With Poland poised to launch the tender process for a new fleet of "Kruk" attack helicopters, potential suppliers used the MSPO show, held in Kielce from 5-8 September, to promote their candidates.
Warsaw wants to acquire 32 new attack helicopters, with an initial batch of three required by 2022 to support training activities. It plans to award a contract by the end of the third quarter of 2018, which is also to cover personnel instruction and support.
Analysis and concept definition phases have already been completed, along with technical dialogue, with four bidders. Airbus Helicopters/Heli Invest are offering the Tiger; Turkish Aerospace Industries and WSK PZL-Świdnik the T129, and Bell Helicopter and Boeing are promoting their respective AH-1Z and AH-64E models in conjunction with the US government.
"We are open for 'Polonisation' of the AH-1Z, but first the Polish government must formulate requirements, how many helicopters will be acquired, and what training, logistic and support package would be provided," says Bell international military business development official Mike Gleason. "After that we can start dialogue with the US government and US Marine Corps about the FMS [Foreign Military Sales] procedure.
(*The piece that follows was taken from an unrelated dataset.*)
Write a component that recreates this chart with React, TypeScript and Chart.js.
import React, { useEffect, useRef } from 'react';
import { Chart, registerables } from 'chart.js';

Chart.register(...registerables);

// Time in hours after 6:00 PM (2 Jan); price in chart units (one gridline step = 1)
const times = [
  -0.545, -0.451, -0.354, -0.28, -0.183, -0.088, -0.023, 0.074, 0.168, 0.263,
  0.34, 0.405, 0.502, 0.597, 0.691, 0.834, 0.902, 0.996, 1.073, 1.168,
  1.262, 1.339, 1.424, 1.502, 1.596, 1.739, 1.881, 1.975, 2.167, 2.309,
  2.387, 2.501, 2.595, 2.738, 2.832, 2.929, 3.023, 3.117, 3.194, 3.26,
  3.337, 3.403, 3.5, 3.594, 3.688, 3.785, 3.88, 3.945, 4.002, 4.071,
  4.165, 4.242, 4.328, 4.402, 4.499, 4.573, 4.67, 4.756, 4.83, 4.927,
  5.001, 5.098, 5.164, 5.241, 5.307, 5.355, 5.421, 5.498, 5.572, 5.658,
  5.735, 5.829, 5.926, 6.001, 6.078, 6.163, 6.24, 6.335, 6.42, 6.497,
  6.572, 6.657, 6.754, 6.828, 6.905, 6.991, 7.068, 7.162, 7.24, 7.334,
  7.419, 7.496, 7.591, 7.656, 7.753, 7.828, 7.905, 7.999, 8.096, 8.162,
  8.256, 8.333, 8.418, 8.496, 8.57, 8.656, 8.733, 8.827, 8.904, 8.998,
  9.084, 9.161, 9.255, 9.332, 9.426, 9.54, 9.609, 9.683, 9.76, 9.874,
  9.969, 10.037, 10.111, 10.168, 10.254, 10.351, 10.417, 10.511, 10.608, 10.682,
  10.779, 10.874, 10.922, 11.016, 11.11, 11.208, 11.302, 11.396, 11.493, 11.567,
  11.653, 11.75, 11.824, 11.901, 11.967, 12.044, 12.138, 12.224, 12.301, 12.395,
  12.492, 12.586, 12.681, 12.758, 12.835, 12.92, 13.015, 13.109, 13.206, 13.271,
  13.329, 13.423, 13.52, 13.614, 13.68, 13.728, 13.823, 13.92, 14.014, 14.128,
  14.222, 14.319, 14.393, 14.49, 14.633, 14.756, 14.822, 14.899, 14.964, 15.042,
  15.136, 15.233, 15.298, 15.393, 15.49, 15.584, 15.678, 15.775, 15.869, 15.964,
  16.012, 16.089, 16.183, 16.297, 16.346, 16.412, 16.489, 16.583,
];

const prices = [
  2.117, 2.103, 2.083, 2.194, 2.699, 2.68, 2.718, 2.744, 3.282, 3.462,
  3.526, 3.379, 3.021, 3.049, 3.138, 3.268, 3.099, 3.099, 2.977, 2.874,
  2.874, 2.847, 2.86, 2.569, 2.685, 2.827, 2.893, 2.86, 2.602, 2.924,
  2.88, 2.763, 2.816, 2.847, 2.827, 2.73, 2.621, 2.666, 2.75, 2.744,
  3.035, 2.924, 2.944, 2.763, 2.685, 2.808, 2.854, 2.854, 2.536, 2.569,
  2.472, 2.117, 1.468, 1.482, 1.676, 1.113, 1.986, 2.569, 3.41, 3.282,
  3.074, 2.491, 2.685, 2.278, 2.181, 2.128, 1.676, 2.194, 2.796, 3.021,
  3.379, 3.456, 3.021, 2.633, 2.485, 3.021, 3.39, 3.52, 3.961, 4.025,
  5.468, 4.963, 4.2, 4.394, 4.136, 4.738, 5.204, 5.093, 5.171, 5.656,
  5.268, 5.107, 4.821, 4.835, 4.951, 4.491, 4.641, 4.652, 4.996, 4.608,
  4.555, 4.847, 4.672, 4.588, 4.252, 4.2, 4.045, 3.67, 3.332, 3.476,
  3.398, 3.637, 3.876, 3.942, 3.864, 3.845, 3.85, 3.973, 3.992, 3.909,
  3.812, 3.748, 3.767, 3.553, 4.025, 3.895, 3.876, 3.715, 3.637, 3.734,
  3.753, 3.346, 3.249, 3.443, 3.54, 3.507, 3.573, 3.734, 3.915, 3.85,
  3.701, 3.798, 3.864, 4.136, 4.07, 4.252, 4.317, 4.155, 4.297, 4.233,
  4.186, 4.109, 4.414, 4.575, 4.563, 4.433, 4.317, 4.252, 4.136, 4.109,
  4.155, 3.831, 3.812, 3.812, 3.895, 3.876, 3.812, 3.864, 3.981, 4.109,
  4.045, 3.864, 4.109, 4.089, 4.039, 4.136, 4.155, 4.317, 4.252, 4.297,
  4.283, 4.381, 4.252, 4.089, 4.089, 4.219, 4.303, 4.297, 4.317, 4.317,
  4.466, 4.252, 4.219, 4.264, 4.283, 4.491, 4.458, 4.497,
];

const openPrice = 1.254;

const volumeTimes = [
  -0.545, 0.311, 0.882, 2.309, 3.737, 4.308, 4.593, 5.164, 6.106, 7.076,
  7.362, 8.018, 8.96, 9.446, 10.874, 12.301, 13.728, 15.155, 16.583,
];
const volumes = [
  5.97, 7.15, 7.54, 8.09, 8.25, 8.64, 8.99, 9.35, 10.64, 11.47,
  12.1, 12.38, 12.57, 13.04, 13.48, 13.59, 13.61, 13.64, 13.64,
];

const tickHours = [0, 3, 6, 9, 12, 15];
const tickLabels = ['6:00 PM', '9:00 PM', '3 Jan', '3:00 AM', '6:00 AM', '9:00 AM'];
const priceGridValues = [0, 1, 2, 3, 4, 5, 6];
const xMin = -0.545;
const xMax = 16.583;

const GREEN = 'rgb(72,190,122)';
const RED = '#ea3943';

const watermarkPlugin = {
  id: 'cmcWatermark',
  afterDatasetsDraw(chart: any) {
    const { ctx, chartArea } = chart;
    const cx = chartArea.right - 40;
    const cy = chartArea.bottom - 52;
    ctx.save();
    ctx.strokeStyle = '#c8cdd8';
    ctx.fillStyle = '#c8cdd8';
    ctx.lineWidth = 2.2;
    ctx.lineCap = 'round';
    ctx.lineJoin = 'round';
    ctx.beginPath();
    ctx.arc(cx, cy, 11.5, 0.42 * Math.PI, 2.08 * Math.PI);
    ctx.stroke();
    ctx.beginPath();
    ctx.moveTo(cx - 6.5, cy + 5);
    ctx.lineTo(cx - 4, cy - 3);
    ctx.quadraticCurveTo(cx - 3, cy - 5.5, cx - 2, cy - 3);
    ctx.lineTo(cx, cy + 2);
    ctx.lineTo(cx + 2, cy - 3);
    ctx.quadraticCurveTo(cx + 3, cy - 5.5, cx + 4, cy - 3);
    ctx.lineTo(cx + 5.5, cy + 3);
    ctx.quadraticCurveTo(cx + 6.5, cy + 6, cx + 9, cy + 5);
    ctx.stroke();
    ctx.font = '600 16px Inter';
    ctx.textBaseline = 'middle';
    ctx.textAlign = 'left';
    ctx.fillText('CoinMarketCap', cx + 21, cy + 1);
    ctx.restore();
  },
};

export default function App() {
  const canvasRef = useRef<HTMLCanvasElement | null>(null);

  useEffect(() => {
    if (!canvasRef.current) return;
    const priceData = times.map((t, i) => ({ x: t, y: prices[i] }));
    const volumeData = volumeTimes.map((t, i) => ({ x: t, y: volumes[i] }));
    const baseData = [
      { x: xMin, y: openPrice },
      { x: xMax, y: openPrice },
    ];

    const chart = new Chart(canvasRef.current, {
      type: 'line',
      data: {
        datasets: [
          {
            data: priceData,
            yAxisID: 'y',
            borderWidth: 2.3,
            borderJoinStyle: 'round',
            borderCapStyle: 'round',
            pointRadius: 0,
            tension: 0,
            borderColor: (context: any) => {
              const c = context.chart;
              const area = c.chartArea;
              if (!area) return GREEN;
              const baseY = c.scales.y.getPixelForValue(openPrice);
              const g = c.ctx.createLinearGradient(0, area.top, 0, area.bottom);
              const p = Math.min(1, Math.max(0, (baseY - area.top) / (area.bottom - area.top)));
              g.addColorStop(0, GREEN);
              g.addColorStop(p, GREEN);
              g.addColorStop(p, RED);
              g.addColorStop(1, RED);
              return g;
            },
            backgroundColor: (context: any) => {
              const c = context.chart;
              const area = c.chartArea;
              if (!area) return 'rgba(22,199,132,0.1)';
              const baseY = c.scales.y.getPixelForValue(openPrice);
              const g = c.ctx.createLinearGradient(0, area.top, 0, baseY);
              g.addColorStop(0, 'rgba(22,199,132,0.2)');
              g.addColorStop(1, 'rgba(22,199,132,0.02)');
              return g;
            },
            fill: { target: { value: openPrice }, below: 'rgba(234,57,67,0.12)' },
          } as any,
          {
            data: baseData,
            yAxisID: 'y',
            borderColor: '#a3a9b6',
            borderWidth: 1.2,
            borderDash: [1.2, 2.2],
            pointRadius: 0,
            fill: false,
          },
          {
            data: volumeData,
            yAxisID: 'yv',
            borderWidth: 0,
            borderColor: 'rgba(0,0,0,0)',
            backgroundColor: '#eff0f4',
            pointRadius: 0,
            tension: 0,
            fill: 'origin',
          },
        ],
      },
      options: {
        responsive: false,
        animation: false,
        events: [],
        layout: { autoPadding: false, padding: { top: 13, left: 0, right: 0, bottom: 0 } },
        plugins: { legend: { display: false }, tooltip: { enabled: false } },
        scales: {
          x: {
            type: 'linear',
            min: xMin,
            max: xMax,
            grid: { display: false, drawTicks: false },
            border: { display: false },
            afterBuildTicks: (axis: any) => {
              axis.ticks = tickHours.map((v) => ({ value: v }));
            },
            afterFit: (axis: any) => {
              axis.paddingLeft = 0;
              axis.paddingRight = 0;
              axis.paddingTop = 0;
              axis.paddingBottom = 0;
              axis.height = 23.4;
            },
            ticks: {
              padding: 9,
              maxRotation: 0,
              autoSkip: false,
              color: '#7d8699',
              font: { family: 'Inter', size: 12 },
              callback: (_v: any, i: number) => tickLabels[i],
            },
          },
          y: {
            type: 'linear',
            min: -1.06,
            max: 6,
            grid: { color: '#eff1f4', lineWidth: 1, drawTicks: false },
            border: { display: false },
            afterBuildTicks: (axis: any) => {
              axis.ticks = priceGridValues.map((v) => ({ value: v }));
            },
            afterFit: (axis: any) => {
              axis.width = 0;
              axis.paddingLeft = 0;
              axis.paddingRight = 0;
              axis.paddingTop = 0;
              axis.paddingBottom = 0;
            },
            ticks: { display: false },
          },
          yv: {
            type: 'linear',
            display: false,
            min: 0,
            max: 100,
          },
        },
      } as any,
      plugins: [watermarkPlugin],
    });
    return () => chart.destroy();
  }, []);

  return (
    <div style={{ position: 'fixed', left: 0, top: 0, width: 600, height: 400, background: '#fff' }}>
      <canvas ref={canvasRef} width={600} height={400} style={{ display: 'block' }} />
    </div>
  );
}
And we will be able to prepare a transition study and what our industrial package will be.
"We are able to co-operate with Polish aviation companies," Gleason says. "Establishing a MRO [maintenance, repair and overhaul] facility in Poland and indigenous training capabilities – supported by the USMC – is a minimum of our offer."
Bell says AH-1Z deliveries could start 30-34 months after a final agreement, and occur at a rate of one to two per month.
"More helicopters means more opportunity for 'Polonisation', but a configuration other than the USMC's will be very costly to develop and integrate," says Joel Best, senior manager Europe, Bell military programmes. "If Poland chooses different weapons and computers, there will be no interoperability with other NATO assets".
Separately, Bell on 14 August delivered its first AH-1Z to an export customer, under a 12-aircraft deal with Pakistan. The remaining aircraft are scheduled to be handed over before the end of 2018.
Promoting the AH-64E, Patrick Druez, Boeing's team leader for Apache Poland, says the company is also awaiting Warsaw's official requirements for the Kruk deal.
"We are actively talking with state and private Polish companies, investigating possibilities for co-operation in production, maintenance and training," he says. National-specific adaptations could potentially be made in areas such as weapons, radios, sensors and antennas, he adds, and deliveries could begin around 30-32 months after a contract award.
"Polish AH-64Es will be maintained in Poland – likely in WZL-1's Lodz facility, with Boeing personnel support," Druez says.